Haunted by death: a chronic kidney patient facing the covid-19
DOI:
https://doi.org/10.1590/Keywords:
Chronic Kidney Disease, Hemodialysis, covid-19 PandemicAbstract
Although it has become a “pandemic” (from the greek, pandemías, “all people”), covid-19 is experienced in different ways, with the risk of infection and preventive measures being not at all equivalent among the population. It is a multifaceted social process, the meanings of which vary enormously, especially among those with comorbidities, who are more vulnerable to the coronavirus. When analyzed empirically, covid-19 reveals a multiplicity of experiences and meanings, which place the (supposedly) universal categories of “pandemic”, “social isolation”, “death”, and so on. The biggest health and humanitarian crisis of this century therefore has many dimensions, dimensions that are produced in specific social contexts, according to varied subjectivities and practices.

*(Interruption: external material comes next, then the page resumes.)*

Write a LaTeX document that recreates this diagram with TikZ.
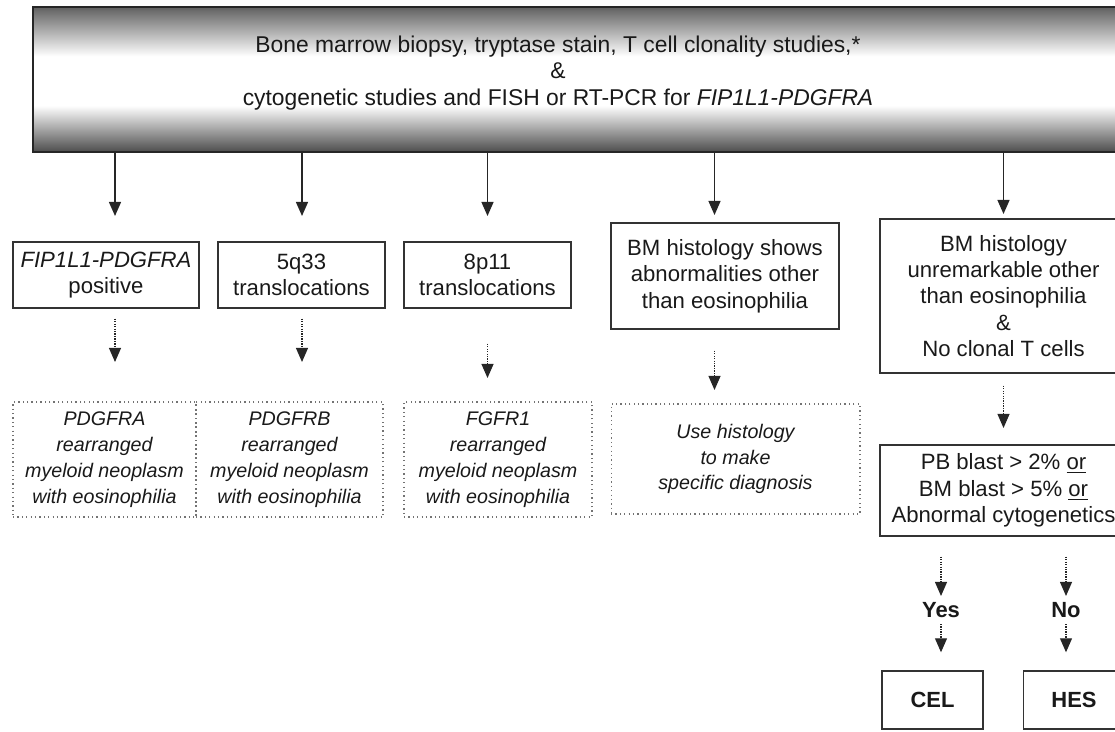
\documentclass[tikz,border=0pt]{standalone}
\usepackage{fontspec}
\setmainfont{Liberation Sans}
\usetikzlibrary{arrows.meta}

\pgfdeclareverticalshading{topfade}{100bp}{color(0bp)=(black!70); color(25bp)=(black!70); color(41bp)=(white); color(58bp)=(white); color(75bp)=(black!62); color(100bp)=(black!62)}

\begin{document}
\begin{tikzpicture}[x=0.02cm, y=-0.02cm,
	every node/.style={font=\fontsize{12.6}{15}\selectfont, text=black!90, align=center, inner sep=0pt},
	>={Triangle[length=8pt, width=6.8pt]},
	topbox/.style={draw=black!85, line width=0.8pt, shade, shading=topfade, minimum width=21.84cm, minimum height=2.9cm},
	solidbox/.style={draw=black!80, line width=0.8pt},
	dotbox/.style={draw=black!55, line width=0.6pt, dash pattern=on 0.7pt off 1.8pt, font=\fontsize{11.2}{14.7}\selectfont\itshape},
	boldbox/.style={draw=black!80, line width=0.8pt, font=\fontsize{12.5}{15}\selectfont\bfseries, minimum width=2.02cm, minimum height=1.16cm},
	arr/.style={->, draw=black!85, line width=0.9pt},
	darr/.style={->, draw=black!85, line width=0.7pt, dash pattern=on 0.7pt off 0.7pt}]
	\clip (0,0) rectangle (1115,731);
	\node[topbox] (topbox) at (579,79.5) {};
	\node[font=\fontsize{13}{15.2}\selectfont] (toptext) at (558,73) {Bone marrow biopsy, tryptase stain, T cell clonality studies,*\\ \&\\ cytogenetic studies and FISH or RT-PCR for \textit{FIP1L1-PDGFRA}};

	\node[solidbox, minimum width=3.72cm, minimum height=1.32cm] (box1) at (106,275) {\textit{FIP1L1-PDGFRA}\\ positive};
	\node[solidbox, minimum width=3.34cm, minimum height=1.32cm] (box2) at (301.5,275) {5q33\\ translocations};
	\node[solidbox, minimum width=3.34cm, minimum height=1.32cm] (box3) at (487.5,275) {8p11\\ translocations};
	\node[solidbox, minimum width=4.56cm, minimum height=2.12cm] (box4) at (725,276) {BM histology shows\\ abnormalities other\\ than eosinophilia};
	\node[solidbox, minimum width=4.94cm, minimum height=3.08cm] (box5) at (1003.5,296) {BM histology\\ unremarkable other\\ than eosinophilia\\ \&\\ No clonal T cells};

	\node[dotbox, minimum width=3.66cm, minimum height=2.3cm] (dbox1) at (104.5,459.5) {PDGFRA\\ rearranged\\ myeloid neoplasm\\ with eosinophilia};
	\node[dotbox, minimum width=3.74cm, minimum height=2.3cm] (dbox2) at (289.5,459.5) {PDGFRB\\ rearranged\\ myeloid neoplasm\\ with eosinophilia};
	\node[dotbox, minimum width=3.76cm, minimum height=2.3cm] (dbox3) at (498,459.5) {FGFR1\\ rearranged\\ myeloid neoplasm\\ with eosinophilia};
	\node[dotbox, minimum width=4.98cm, minimum height=2.2cm] (dbox4) at (735.5,459) {Use histology\\ to make\\ specific diagnosis};

	\node[solidbox, minimum width=4.94cm, minimum height=1.82cm] (pbbox) at (1003.5,490.5) {PB blast > 2\% \underline{or}\\ BM blast > 5\% \underline{or}\\ Abnormal cytogenetics};
	\node[font=\fontsize{12.5}{15}\selectfont\bfseries] (yes) at (941,610) {Yes};
	\node[font=\fontsize{12.5}{15}\selectfont\bfseries] (no) at (1066,610) {No};
	\node[boldbox] (cel) at (932.5,700) {CEL};
	\node[boldbox] (hes) at (1074,700) {HES};

	\coordinate (a1) at (115,216);
	\coordinate (a2) at (302,216);
	\coordinate (a3) at (487.5,216);
	\coordinate (a4) at (714.5,215);
	\coordinate (a5) at (1003.5,214);
	\foreach \a in {a1,a2,a3,a4,a5}
		\draw[arr] (topbox.south -| \a) -- (\a);

	\coordinate (d1) at (115,362);
	\coordinate (d2) at (302,362);
	\coordinate (d3) at (487.5,378);
	\coordinate (d4) at (714.5,390);
	\coordinate (d5) at (1003.5,428);
	\draw[darr, shorten <=0.2cm] (box1.south -| d1) -- (d1);
	\draw[darr, shorten <=0.2cm] (box2.south -| d2) -- (d2);
	\draw[darr, shorten <=0.7cm] (box3.south -| d3) -- (d3);
	\draw[darr, shorten <=0.42cm] (box4.south -| d4) -- (d4);
	\draw[darr, shorten <=0.24cm] (box5.south -| d5) -- (d5);

	\draw[darr, shorten <=0.4cm, shorten >=0.12cm] (pbbox.south -| yes) -- (yes.north);
	\draw[darr, shorten <=0.4cm, shorten >=0.12cm] (pbbox.south -| no) -- (no.north);
	\draw[darr, shorten <=0.12cm, shorten >=0.36cm] (yes.south) -- (yes |- cel.north);
	\draw[darr, shorten <=0.12cm, shorten >=0.36cm] (no.south) -- (no |- hes.north);
\end{tikzpicture}
\end{document}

Thus, based on personal testimonies, this research brings to light the unique experiences of a chronic kidney patient, with the purpose of analyzing the challenges of undergoing hemodialysis before and during the pandemic, comparing the “passage” of a world without coronavirus for a world with coronavirus. Because understanding the impacts of the coronavirus on the life of someone who was already surrounded by some serious disturbance, allows access to another reality of covid-19, less global and more local, but as crucial as any other.